Pigliucci Crosses Disciplines

On the latest Point of Inquiry podcast, Massimo Pigliucci showed up to discuss the demarcation problem -- an issue in the philosophy of science -- but actually spent the entire time discussing aspects of the sociology and psychology of science.

Again and again he moved from the philosophy to phrases like "but that's not how scientists actually work." For example, he illustrated his argument against Popperian falsifiability by mentioning the SETI project and the Drake Equation -- these are, he said, scientific endeavors that are not falsifiable.
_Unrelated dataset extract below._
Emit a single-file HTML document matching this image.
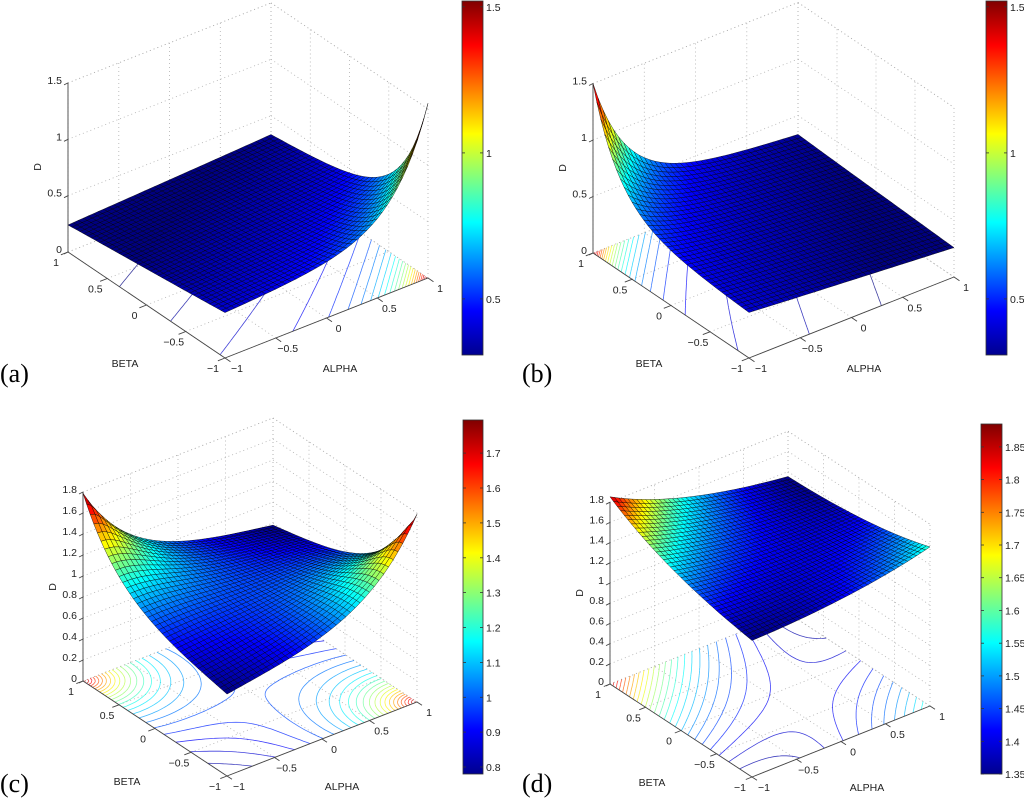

By that he means to say that SETI, informed in part by the Drake Equation, seems prepared to continue its search for extraterrestrial life indefinitely, no matter how many weeks, months, and years pass without finding any.

The Drake Equation is an inference that's meant to give some broad boundaries to the probability of intelligent extraterrestrial life. Though its input parameters are subject to some dispute, it yields testable claims about reality with any set of parameters. When Carl Sagan walked us through it on one of the episodes of Cosmos, he arrived at the answer of ten. On this version of the equation, there are either ten or not-ten instances of intelligent alien life.

The difficulty of testing this inference -- or any other specific inference drawn, in whole or in part, from the Drake Equation -- owes to the prosaic fact that outer space is huge and human beings have only begun exploring it. Our galaxy alone is 100,000 light years in diameter and another 1,000 light years in thickness. If SETI keeps looking for alien life next month despite a November yielding no newly-discovered little green men, it is not because they have moved the philosophical goalposts, but because, as a matter of contingent sociological-historical fact, they have only the tools they have, and the tools they have are paltry when set against the scale of the search.

With or without any version of the Drake Equation, it is a muddle to use the SETI project as a stand-in for science. We wouldn't look at sad old men walking along a beach hunting for coins with metal detectors and think "science epitomized!" SETI is a more advanced, more expensive, more sophisticated, higher-stakes version of that. The search for a cure for breast cancer lies somewhere between these.

These are searches, and searching for things is only one of the practices of science. All of them are informed by scientific knowledge and aided by current technology, and each is stuck in a particular historical moment and its limitations (political, economic, psychological, technological, historical, social, and so on). The way they're carried out in day-to-day practical terms has little bearing on the philosophy of science -- little bearing, that is, on the "pure" questions with which philosophy deals -- and a philosopher of science, as Pigliucci is, should clarify this rather than muddle it.